Another Chance at Heaven


**½ Another Chance at Heaven by Elda Minger. Contemporary romance.








This is a very early book from Elda Minger, and it shows.

Aspiring actress Genie Bouchet is hired/pressured by her wealthy, successful novelist sister Valerie to impersonate her during a week-long talk show interview.

Unfortunately for Genie, talk show host Pierce Stanton plans to use her appearance on his show to expose Valerie as the heartless homewrecker who had an affair with his sister's husband, destroying their marriage.

Maybe this is why conventional wisdom says not to write romances with celebrity-type characters. They're just not sympathetic. At least not in this book. Valerie is a spoiled, controlling witch panicked at the thought of being seen in public because she's pregnant. Pierce uses his celebrity to try to ruin Valerie's career. And all Genie does is sit around moaning about not being famous yet.

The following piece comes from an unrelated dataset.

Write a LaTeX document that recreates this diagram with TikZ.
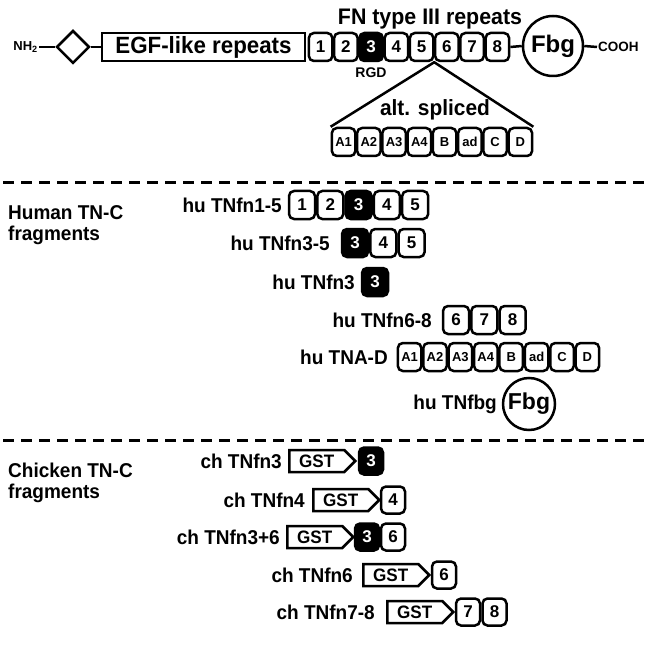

Both Genie and Pierce have sister issues. Genie complains about her sister, but at the same time, she takes her money. I'm not too sympathetic there. Pierce is so hung up on his sister's divorce that years later, he's still out to get "the other woman."

And to top that off, it's a Big Secret story. As happens in almost every Big Secret story, Genie has multiple chances to come clean about her identity, but she keeps putting it off. If you've read any books at all, it's not going to be a spoiler to say that she loses her chance to tell him herself. Maybe it's not fair to complain about a cliche in a 22-year-old book, but I suspect the cliche has been around longer than that.

The thing is, I wouldn't mind the cliche so much if I liked the characters. If I could sympathize with Genie getting in over her head with the lie, or with wanting to protect her sister, it would be fine. And I'd be okay with both Genie and Pierce needing to get over their hang-ups about their sisters if there wasn't the whole deception muddle thrown into the middle of it.

But like I said, it's a 22-year-old book, and Elda Minger has written much better books in the meantime, so I'm not too terribly disappointed in this one.